A precessing ring model for low-frequency quasi-periodic oscillations

We develop a simple physical model to describe the most common type of low-frequency quasi-periodic oscillations (QPOs) seen in a number of accreting black hole systems, as well as the shape of the relativistically broadened iron emission lines that often appear simultaneously in such sources. The model is based on an inclined ring of hot gas that orbits the black hole along geodesic trajectories. For spinning black holes, this ring will precess around the spin axis of the black hole at the Lense-Thirring (frame-dragging'') frequency.

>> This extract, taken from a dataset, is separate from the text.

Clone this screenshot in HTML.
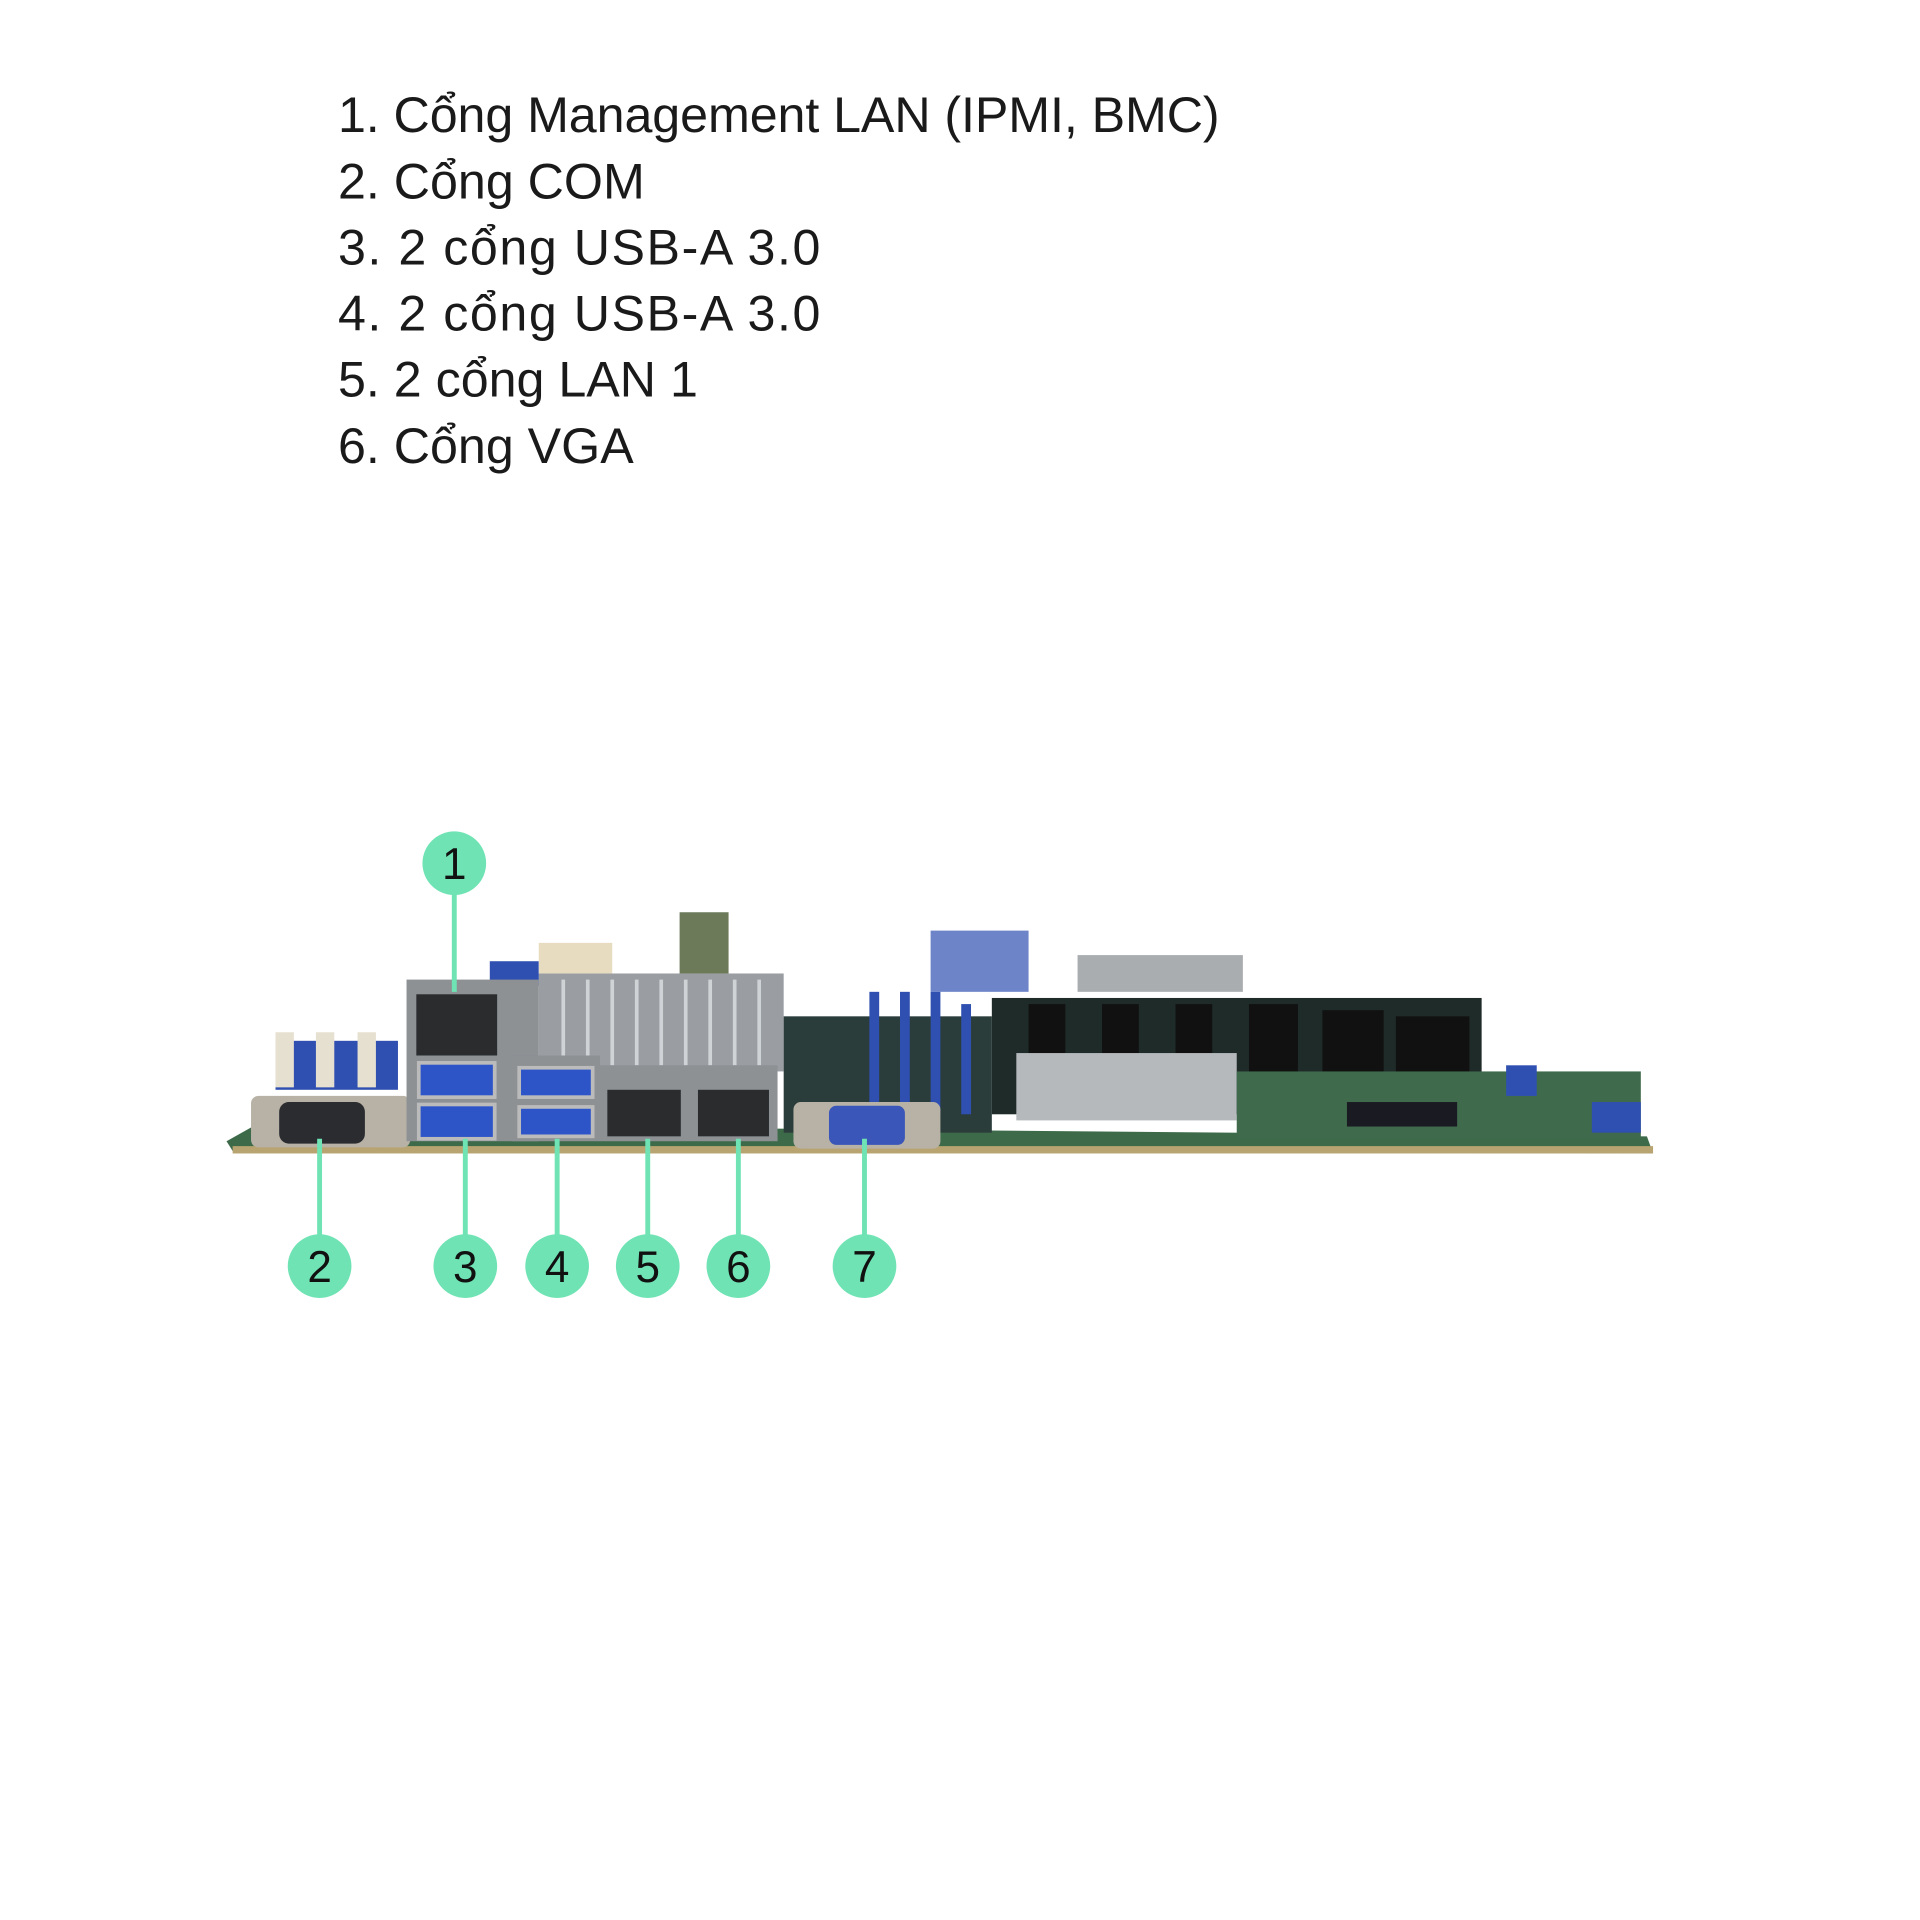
<!DOCTYPE html>
<html><head><meta charset="utf-8"><style>html,body{margin:0;padding:0;background:#fff}svg{display:block}</style></head>
<body>
<svg width="1920" height="1920" viewBox="0 0 1568 1568" xmlns="http://www.w3.org/2000/svg">
<rect width="1568" height="1568" fill="#fff"/>
<g font-family="Liberation Sans, DejaVu Sans, sans-serif" font-size="41" fill="#1a1a1a">
<text x="276" y="108" textLength="720">1. Cổng Management LAN (IPMI, BMC)</text>
<text x="276" y="162">2. Cổng COM</text>
<text x="276" y="216" textLength="394">3. 2 cổng USB-A 3.0</text>
<text x="276" y="270" textLength="394">4. 2 cổng USB-A 3.0</text>
<text x="276" y="324">5. 2 cổng LAN 1</text>
<text x="276" y="378">6. Cổng VGA</text>
</g>
<polygon points="185,932 210,918 1345,928 1350,942 190,940" fill="#3d6b4a"/>
<rect x="190" y="936" width="1160" height="6" fill="#b8a470"/>
<rect x="440" y="795" width="200" height="80" fill="#9a9ea3"/>
<g stroke="#cfd3d6" stroke-width="3">
<line x1="460" y1="800" x2="460" y2="870"/><line x1="480" y1="800" x2="480" y2="870"/><line x1="500" y1="800" x2="500" y2="870"/><line x1="520" y1="800" x2="520" y2="870"/><line x1="540" y1="800" x2="540" y2="870"/><line x1="560" y1="800" x2="560" y2="870"/><line x1="580" y1="800" x2="580" y2="870"/><line x1="600" y1="800" x2="600" y2="870"/><line x1="620" y1="800" x2="620" y2="870"/>
</g>
<rect x="640" y="830" width="170" height="95" fill="#2b3d3a"/>
<g fill="#2f50b0"><rect x="710" y="810" width="8" height="100"/><rect x="735" y="810" width="8" height="100"/><rect x="760" y="810" width="8" height="100"/><rect x="785" y="820" width="8" height="90"/></g>
<rect x="810" y="815" width="400" height="95" fill="#1f2b28"/>
<g fill="#111"><rect x="840" y="820" width="30" height="80"/><rect x="900" y="820" width="30" height="80"/><rect x="960" y="820" width="30" height="80"/><rect x="1020" y="820" width="40" height="80"/><rect x="1080" y="825" width="50" height="75"/><rect x="1140" y="830" width="60" height="70"/></g>
<rect x="830" y="860" width="180" height="55" fill="#b5b9bc"/>
<rect x="880" y="780" width="135" height="30" fill="#a9adb0"/>
<rect x="760" y="760" width="80" height="50" fill="#2f50b0" opacity="0.7"/>
<rect x="1010" y="875" width="330" height="55" fill="#3f6a4c"/>
<rect x="1100" y="900" width="90" height="20" fill="#1a1a22"/>
<rect x="1300" y="900" width="40" height="25" fill="#2f50b0"/>
<rect x="1230" y="870" width="25" height="25" fill="#2f50b0"/>
<rect x="555" y="745" width="40" height="50" fill="#6c7a5a"/>
<rect x="400" y="785" width="40" height="20" fill="#2f50b0"/>
<rect x="440" y="770" width="60" height="25" fill="#e8dcc0"/>
<rect x="225" y="850" width="100" height="40" fill="#2f50b0"/>
<g fill="#e6e0d0"><rect x="225" y="843" width="15" height="45"/><rect x="258" y="843" width="15" height="45"/><rect x="292" y="843" width="15" height="45"/></g>
<rect x="205" y="895" width="130" height="42" rx="6" fill="#b8b2a6"/>
<rect x="228" y="900" width="70" height="34" rx="8" fill="#2a2c30"/>
<rect x="332" y="800" width="108" height="132" fill="#8d9194"/>
<rect x="340" y="812" width="66" height="50" fill="#2a2c2e"/>
<rect x="342" y="868" width="62" height="28" fill="#2d55c8" stroke="#bbb" stroke-width="3"/>
<rect x="342" y="902" width="62" height="28" fill="#2d55c8" stroke="#bbb" stroke-width="3"/>
<rect x="418" y="862" width="72" height="70" fill="#8d9194"/>
<rect x="424" y="872" width="60" height="24" fill="#2d55c8" stroke="#bbb" stroke-width="3"/>
<rect x="424" y="904" width="60" height="24" fill="#2d55c8" stroke="#bbb" stroke-width="3"/>
<rect x="490" y="870" width="145" height="62" fill="#8d9194"/>
<rect x="496" y="890" width="60" height="38" fill="#2a2c2e"/>
<rect x="570" y="890" width="58" height="38" fill="#2a2c2e"/>
<rect x="648" y="900" width="120" height="38" rx="6" fill="#b8b2a6"/>
<rect x="677" y="903" width="62" height="32" rx="6" fill="#3a56b8"/>
<g stroke="#6fe3b4" stroke-width="4">
<line x1="371" y1="705" x2="371" y2="810"/>
<line x1="261" y1="930" x2="261" y2="1034"/>
<line x1="380" y1="930" x2="380" y2="1034"/>
<line x1="455" y1="930" x2="455" y2="1034"/>
<line x1="529" y1="930" x2="529" y2="1034"/>
<line x1="603" y1="930" x2="603" y2="1034"/>
<line x1="706" y1="930" x2="706" y2="1034"/>
</g>
<g fill="#6fe3b4">
<circle cx="371" cy="705" r="26"/><circle cx="261" cy="1034" r="26"/><circle cx="380" cy="1034" r="26"/><circle cx="455" cy="1034" r="26"/><circle cx="529" cy="1034" r="26"/><circle cx="603" cy="1034" r="26"/><circle cx="706" cy="1034" r="26"/>
</g>
<g font-family="Liberation Sans, DejaVu Sans, sans-serif" font-size="36" fill="#111" text-anchor="middle">
<text x="371" y="718">1</text><text x="261" y="1047">2</text><text x="380" y="1047">3</text><text x="455" y="1047">4</text><text x="529" y="1047">5</text><text x="603" y="1047">6</text><text x="706" y="1047">7</text>
</g>
</svg>
</body></html>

Using a relativistic raytracing code, we calculate X-ray light curves and observed energy spectra as a function of the radius and tilt angle of the ring, the spin magnitude, and the inclination of the black hole. The model predicts higher amplitude QPOs for systems with high inclinations, as seen in a growing number of black hole binary systems. We find that the Rossi X-Ray Timing Explorer observations of low-frequency QPOs in GRS 1915+ 105 are consistent with a ring of radius R approximate to 10M orbiting a black hole with spin a/M approximate to 0: 5 and inclination angle of i(BH) approximate to 70 degrees. Finally, we describe how future X-ray missions may be able to use simultaneous timing and spectroscopic observations to measure the black hole spin and probe the innermost regions of the accretion disk.